Biden’s imperialist politicking in the Middle East


US Pres. Joseph Biden’s imperialist maneuvers in the Middle East during the last week of February were met with widespread criticism. On the one hand, he ordered the US military to bomb Syria under the pretext of “war on terrorism.” On the other hand, he refused to punish the prince of Saudi Arabia who was exposed in a report to have been directly involved in the killing of an American journalist.

The bombing in Syria last February 26 was the first military action that was directly ordered by Biden. It hit an area along the boundary of Syria and Iraq. It killed 17 civilians, who according to the Pentagon are members of terrorist organizations.

Syria called the bombing an attack on the sovereignty and territorial integrity of the country. The attack was contrary to Biden’s promise to end the decades-old aggression of the US in the region. Currently, the northeastern part of the country is occupied by US troops and their militia allies. The Delta Crescent Energy, a US oil company, is located in the area. The company was allowed to enter and illegally operate in the country by the Syrian Democratic Forces in 2020.

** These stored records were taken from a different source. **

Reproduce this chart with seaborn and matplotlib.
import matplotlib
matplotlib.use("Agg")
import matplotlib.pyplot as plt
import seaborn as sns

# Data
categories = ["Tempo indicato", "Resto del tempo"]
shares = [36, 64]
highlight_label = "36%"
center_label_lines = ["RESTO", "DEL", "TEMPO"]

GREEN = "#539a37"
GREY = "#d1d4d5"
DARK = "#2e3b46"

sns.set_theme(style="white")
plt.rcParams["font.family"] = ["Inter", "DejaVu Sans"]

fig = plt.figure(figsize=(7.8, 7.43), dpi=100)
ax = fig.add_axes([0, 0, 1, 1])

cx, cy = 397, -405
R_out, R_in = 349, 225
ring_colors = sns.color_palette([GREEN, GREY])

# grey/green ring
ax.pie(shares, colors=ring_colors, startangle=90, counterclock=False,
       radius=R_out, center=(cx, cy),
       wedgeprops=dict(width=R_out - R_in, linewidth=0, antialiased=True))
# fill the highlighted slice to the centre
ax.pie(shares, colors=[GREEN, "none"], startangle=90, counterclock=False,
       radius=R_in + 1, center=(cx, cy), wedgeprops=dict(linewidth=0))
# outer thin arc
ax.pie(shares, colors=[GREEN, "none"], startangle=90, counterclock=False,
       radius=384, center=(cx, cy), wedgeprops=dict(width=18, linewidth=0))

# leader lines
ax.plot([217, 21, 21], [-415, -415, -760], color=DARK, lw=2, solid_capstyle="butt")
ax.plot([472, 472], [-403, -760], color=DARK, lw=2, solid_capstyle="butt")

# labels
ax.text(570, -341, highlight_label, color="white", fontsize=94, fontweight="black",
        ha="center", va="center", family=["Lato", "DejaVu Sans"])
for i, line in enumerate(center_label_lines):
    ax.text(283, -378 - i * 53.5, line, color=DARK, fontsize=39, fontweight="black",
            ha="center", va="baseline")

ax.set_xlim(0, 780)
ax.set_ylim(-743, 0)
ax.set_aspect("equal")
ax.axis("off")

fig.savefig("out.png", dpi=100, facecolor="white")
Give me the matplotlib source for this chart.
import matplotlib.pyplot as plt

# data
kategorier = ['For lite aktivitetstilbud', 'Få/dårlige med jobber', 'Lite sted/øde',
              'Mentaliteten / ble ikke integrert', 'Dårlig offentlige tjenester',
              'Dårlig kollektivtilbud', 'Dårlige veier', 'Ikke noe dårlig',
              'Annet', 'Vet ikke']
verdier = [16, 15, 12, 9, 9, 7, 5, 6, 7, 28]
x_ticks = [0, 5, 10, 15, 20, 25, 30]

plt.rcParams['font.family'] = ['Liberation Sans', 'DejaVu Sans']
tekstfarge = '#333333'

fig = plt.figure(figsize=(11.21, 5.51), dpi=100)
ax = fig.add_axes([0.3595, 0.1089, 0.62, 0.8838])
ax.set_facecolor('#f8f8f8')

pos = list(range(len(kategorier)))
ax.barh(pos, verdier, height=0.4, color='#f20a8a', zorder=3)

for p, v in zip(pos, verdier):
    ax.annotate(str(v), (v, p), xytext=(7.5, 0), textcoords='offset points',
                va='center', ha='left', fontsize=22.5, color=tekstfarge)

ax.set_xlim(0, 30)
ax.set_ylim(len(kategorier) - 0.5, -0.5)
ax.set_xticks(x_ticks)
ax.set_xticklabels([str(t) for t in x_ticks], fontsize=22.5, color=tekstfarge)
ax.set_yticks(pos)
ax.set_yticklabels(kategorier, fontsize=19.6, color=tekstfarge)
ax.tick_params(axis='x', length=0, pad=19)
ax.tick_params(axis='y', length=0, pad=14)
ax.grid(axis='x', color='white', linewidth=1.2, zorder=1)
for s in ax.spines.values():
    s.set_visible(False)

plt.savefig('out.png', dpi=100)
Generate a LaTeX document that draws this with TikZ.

On the other hand, Biden refused to impose sanctions against Saudi Arabia crown prince Mohammed bin Salman who ordered the abduction, torture and brutal killing of journalist Jamal Khashoggi in 2018. Khashoggi was known as a staunch critic of the prince who regularly wrote about Saudi’s crackdown against activists and its brutal war in Yemen.

Saudi Arabia is among the closest allies of the US in the Middle East. It has the biggest oil reserves globally, and serves as the US’ source of 10 million barrels of oil imports daily.